GRUB Issue

My apologies if what’s below appears to be a rant.

Updated a boatload last night (994 files?), and this morning’s boot found that TW’s updated Grub had lost track of my other installed distributions. :OFortunately, I’ve stumbled around enough in TW to properly guess how to recreate Grub, but this is not an insignificant error. My spouse, for example, would have had a minor heart attack if this was on her laptop.

I suppose this should be expected, being a rolling release, but the non-triviality of the error makes me question TW’s testing. And, despite the otherwise rock-solid stability I’ve encountered since I installed it about a week ago, I think I best to rethink installing TW on my spouse’s system.:\

What makes this look like a rant, is that you give almost no useful information.

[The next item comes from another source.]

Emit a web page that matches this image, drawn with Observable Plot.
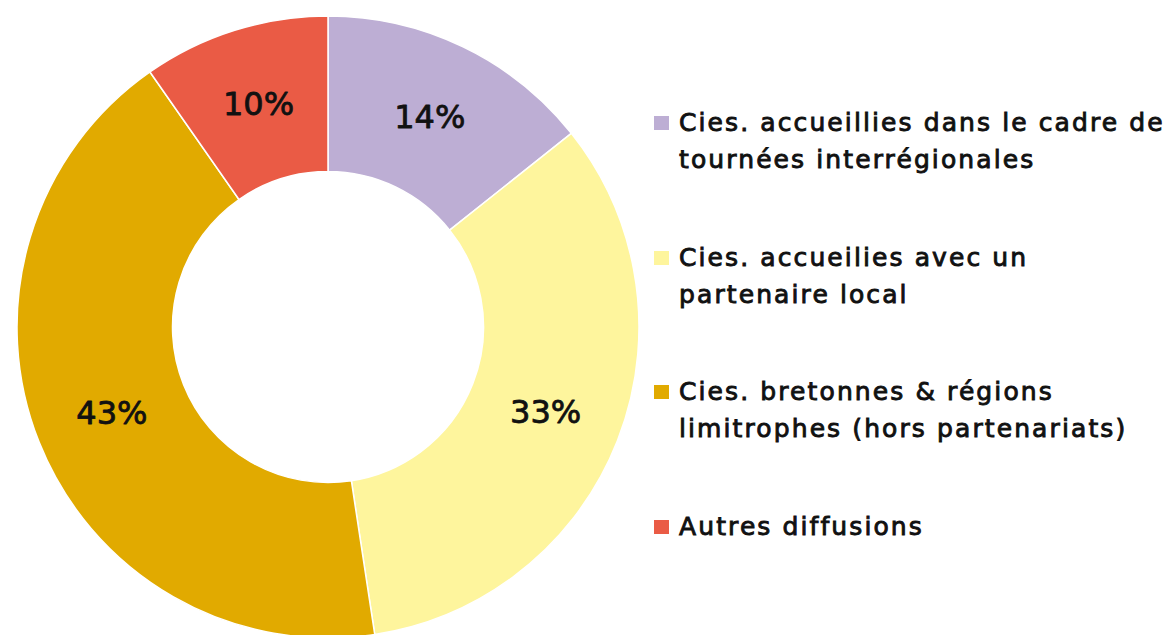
<!DOCTYPE html>
<html>
<head>
<meta charset="utf-8">
<script src="https://cdn.jsdelivr.net/npm/d3@7"></script>
<script src="https://cdn.jsdelivr.net/npm/@observablehq/plot@0.6"></script>
<style>
  html, body { margin: 0; padding: 0; background: #fff; }
  #wrap { position: relative; width: 1173px; height: 635px; overflow: hidden; }
  #chart { position: absolute; left: 0; top: 0; }
  #legend { position: absolute; left: 654px; top: 0; font-family: "DejaVu Sans", sans-serif; font-size: 25px; color: #111; letter-spacing: 2.1px; -webkit-text-stroke: 0.9px #111; }
  .item { position: absolute; left: 0; white-space: nowrap; line-height: 37px; }
  .sw { position: absolute; left: 0; top: 12px; width: 15px; height: 14px; -webkit-text-stroke: 0; }
  .txt { position: absolute; left: 25px; top: 0; }
</style>
</head>
<body>
<div id="wrap">
  <div id="chart"></div>
  <div id="legend"></div>
</div>
<script>
// Data
const categories = [
  "Cies. accueillies dans le cadre de\ntournées interrégionales",
  "Cies. accueilies avec un\npartenaire local",
  "Cies. bretonnes & régions\nlimitrophes (hors partenariats)",
  "Autres diffusions"
];
const values = [14.3, 33.3, 42.7, 9.7];
const labels = ["14%", "33%", "43%", "10%"];
const colors = ["#bdaed4", "#fef59d", "#e1aa00", "#ea5b45"];

const innerRatio = 0.5;

const table = categories.map((c, i) => ({category: c, value: values[i], label: labels[i], color: colors[i]}));
const pie = d3.pie().value(d => d.value).sort(null)(table);
const unitArc = d3.arc().innerRadius(innerRatio).outerRadius(1);
pie.forEach(p => {
  const [cx, cy] = unitArc.centroid(p);
  p.data.cx = cx; p.data.cy = cy;
});

const donutMark = (index, scales, vals, dimensions) => {
  const x0 = scales.x(0), y0 = scales.y(0);
  const r = scales.x(1) - scales.x(0);
  const arc = d3.arc().innerRadius(r * innerRatio).outerRadius(r);
  const g = d3.create("svg:g").attr("transform", `translate(${x0},${y0})`);
  g.selectAll("path").data(pie).join("path")
    .attr("d", arc)
    .attr("fill", d => scales.color(d.data.category))
    .attr("stroke", "#fff")
    .attr("stroke-width", 1.5)
    .attr("stroke-linejoin", "round");
  return g.node();
};

const cx = 328, cy = 327, R = 311;
const plot = Plot.plot({
  width: 660,
  height: 635,
  margin: 0,
  x: {domain: [-1, 1], range: [cx - R, cx + R], axis: null},
  y: {domain: [-1, 1], range: [cy - R, cy + R], axis: null},
  color: {domain: categories, range: colors},
  marks: [
    donutMark,
    Plot.text(pie.map(p => p.data), {
      x: "cx", y: "cy", text: "label",
      fontSize: 32, fill: "#111",
      stroke: "#111", strokeWidth: 0.8,
      fontFamily: "DejaVu Sans"
    })
  ]
});
document.getElementById("chart").appendChild(plot);

// Legend
const legendTops = [104, 239, 373, 508];
const legend = d3.select("#legend");
table.forEach((d, i) => {
  const item = legend.append("div").attr("class", "item").style("top", legendTops[i] + "px");
  item.append("div").attr("class", "sw").style("background", d.color);
  item.append("div").attr("class", "txt").html(d.category.replace("\n", "<br>"));
});
</script>
</body>
</html>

I gather that grub still works, but you cannot boot other systems. It is not clear whether the menu entries for other systems fail to work, or the menu entries are missing. It is also unclear on whether this is legacy grub, grub2, or grub2-efi.

I’m currently updating Tumbleweed (on a different computer). I do note that both “grub2” and “grub2-efi” are being update. So I’m expecting it to be re-installed as part of the update. After I’ve finished the update, I’ll see whether I have any additional comments.

I should add that the sustem that I am updating us a UEFI box, so using grub2-efi. When I’ve finished that, I’ll update my laptop with legacy MBR booting and “grub2”. The updates will take a while, because I have “texlive” installed, and that is being update (many updated packages).

Points taken. Again, my apologies.

  1. Grub worked, but Neon & Maui entries were no where to be found. However, after taking the proper steps in Yast to recreate the menu, Neon & Maui returned.

  2. This is potentially a UEFI system, but I boot using bios.

  3. An install of only a week ago, it uses grub2.

Hope that is useful.

After my update, grub2 is still working fine.

The latest update included an update to grub2 and a new kernel. So grub2 should have been reinstalled. And then “grub2-mkconfig” should have been run to generate the menu entries.

I’m not sure what went wrong in your case.

If some of those linux versions are installed in an LVM or use encryption, then “grub2-mkconfig” might not add them to the menu unless the appropriate file systems are accessible at the time.

That’s good to hear. It doesn’t help me understand where I erred, but the problem may well be system specific.